Restate, exactly and without pictures, the lines from the start of the listing below through the line holding "70, 80, 90];".
+ + +
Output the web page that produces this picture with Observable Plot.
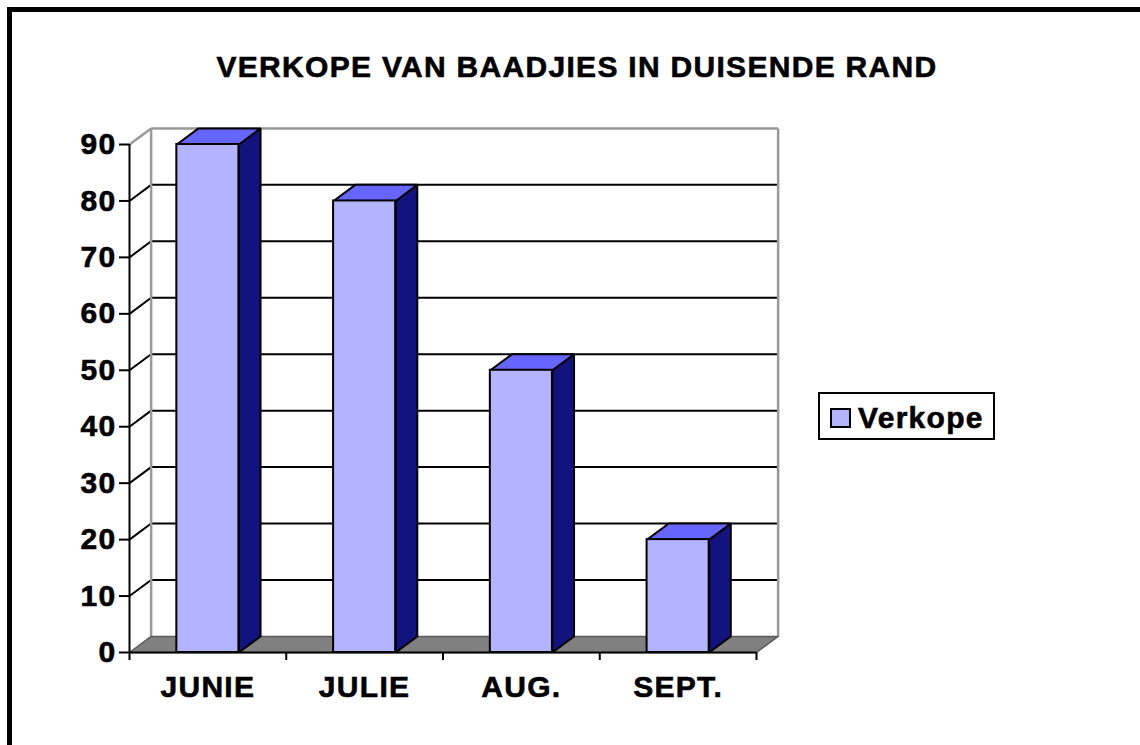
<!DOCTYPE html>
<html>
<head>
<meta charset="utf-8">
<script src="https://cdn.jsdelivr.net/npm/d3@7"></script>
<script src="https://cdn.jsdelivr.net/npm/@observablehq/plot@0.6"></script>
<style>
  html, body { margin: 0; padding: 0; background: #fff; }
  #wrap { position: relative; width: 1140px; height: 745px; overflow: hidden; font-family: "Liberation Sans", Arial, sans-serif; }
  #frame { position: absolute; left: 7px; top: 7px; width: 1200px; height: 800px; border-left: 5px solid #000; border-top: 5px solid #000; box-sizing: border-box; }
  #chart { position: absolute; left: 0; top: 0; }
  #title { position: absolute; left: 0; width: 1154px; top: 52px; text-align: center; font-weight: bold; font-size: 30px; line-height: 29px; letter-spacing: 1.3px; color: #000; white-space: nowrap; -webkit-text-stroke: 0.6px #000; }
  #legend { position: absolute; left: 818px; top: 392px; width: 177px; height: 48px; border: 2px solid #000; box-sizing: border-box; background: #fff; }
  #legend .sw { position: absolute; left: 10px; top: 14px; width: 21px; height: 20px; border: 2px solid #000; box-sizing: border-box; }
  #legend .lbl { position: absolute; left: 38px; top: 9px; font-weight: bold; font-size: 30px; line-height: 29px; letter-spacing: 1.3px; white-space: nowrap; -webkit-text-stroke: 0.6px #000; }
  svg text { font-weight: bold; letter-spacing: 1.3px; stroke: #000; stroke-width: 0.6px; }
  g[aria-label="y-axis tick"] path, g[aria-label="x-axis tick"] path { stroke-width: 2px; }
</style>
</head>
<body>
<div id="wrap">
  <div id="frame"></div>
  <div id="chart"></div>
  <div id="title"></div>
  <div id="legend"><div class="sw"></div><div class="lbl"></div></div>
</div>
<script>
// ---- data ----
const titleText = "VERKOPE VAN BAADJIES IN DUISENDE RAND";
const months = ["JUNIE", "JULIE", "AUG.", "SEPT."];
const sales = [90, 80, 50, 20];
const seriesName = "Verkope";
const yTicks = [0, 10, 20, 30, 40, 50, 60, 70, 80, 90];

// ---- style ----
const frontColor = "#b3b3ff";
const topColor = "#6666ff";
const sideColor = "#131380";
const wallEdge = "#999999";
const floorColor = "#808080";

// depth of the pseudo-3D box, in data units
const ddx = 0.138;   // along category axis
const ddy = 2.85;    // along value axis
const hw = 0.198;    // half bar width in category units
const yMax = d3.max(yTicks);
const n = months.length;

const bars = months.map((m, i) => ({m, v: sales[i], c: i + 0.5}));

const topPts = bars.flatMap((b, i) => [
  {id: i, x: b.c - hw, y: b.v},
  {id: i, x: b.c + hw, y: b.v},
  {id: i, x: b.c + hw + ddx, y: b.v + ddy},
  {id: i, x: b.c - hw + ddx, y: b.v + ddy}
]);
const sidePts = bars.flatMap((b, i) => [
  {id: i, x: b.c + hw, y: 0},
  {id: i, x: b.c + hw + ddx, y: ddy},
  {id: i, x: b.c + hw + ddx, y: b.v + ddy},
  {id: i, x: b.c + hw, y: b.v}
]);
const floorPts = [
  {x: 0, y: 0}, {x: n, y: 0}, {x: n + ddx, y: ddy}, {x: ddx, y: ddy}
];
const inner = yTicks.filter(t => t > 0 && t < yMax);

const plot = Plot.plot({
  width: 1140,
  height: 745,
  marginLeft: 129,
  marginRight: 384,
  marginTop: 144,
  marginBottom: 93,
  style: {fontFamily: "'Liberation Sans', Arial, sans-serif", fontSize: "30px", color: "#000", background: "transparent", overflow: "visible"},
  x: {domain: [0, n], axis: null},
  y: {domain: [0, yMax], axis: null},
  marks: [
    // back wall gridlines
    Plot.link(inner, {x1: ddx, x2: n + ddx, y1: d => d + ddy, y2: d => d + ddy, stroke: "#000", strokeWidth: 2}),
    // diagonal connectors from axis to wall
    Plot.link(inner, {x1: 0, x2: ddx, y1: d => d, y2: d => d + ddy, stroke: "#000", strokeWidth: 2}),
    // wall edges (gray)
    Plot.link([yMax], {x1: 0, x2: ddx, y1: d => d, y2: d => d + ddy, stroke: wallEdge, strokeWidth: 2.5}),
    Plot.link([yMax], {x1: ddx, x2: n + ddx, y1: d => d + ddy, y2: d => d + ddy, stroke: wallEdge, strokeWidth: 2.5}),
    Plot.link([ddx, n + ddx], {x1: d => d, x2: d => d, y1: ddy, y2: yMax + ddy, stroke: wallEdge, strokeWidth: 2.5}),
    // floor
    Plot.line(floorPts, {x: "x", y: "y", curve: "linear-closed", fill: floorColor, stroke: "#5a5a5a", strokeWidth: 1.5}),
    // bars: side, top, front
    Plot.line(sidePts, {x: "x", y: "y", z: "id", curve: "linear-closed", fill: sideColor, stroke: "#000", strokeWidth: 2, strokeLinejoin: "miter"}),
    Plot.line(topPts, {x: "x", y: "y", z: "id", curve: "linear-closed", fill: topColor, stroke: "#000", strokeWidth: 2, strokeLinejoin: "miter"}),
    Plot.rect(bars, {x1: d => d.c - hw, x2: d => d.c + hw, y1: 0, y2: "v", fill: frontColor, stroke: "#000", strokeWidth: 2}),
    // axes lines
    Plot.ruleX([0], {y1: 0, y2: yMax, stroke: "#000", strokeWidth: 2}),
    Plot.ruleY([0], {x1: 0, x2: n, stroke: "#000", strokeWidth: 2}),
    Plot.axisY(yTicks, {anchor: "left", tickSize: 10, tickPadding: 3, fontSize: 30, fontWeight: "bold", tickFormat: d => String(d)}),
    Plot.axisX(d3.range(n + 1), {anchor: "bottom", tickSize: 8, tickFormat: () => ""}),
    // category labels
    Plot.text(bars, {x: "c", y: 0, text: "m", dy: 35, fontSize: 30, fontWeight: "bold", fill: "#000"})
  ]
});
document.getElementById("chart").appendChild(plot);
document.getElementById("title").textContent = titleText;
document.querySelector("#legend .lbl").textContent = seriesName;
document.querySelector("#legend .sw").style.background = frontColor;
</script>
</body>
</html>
+ + +
■ Task output:
Output the web page that produces this picture with Observable Plot.
<!DOCTYPE html>
<html>
<head>
<meta charset="utf-8">
<script src="https://cdn.jsdelivr.net/npm/d3@7"></script>
<script src="https://cdn.jsdelivr.net/npm/@observablehq/plot@0.6"></script>
<style>
  html, body { margin: 0; padding: 0; background: #fff; }
  #wrap { position: relative; width: 1140px; height: 745px; overflow: hidden; font-family: "Liberation Sans", Arial, sans-serif; }
  #frame { position: absolute; left: 7px; top: 7px; width: 1200px; height: 800px; border-left: 5px solid #000; border-top: 5px solid #000; box-sizing: border-box; }
  #chart { position: absolute; left: 0; top: 0; }
  #title { position: absolute; left: 0; width: 1154px; top: 52px; text-align: center; font-weight: bold; font-size: 30px; line-height: 29px; letter-spacing: 1.3px; color: #000; white-space: nowrap; -webkit-text-stroke: 0.6px #000; }
  #legend { position: absolute; left: 818px; top: 392px; width: 177px; height: 48px; border: 2px solid #000; box-sizing: border-box; background: #fff; }
  #legend .sw { position: absolute; left: 10px; top: 14px; width: 21px; height: 20px; border: 2px solid #000; box-sizing: border-box; }
  #legend .lbl { position: absolute; left: 38px; top: 9px; font-weight: bold; font-size: 30px; line-height: 29px; letter-spacing: 1.3px; white-space: nowrap; -webkit-text-stroke: 0.6px #000; }
  svg text { font-weight: bold; letter-spacing: 1.3px; stroke: #000; stroke-width: 0.6px; }
  g[aria-label="y-axis tick"] path, g[aria-label="x-axis tick"] path { stroke-width: 2px; }
</style>
</head>
<body>
<div id="wrap">
  <div id="frame"></div>
  <div id="chart"></div>
  <div id="title"></div>
  <div id="legend"><div class="sw"></div><div class="lbl"></div></div>
</div>
<script>
// ---- data ----
const titleText = "VERKOPE VAN BAADJIES IN DUISENDE RAND";
const months = ["JUNIE", "JULIE", "AUG.", "SEPT."];
const sales = [90, 80, 50, 20];
const seriesName = "Verkope";
const yTicks = [0, 10, 20, 30, 40, 50, 60, 70, 80, 90];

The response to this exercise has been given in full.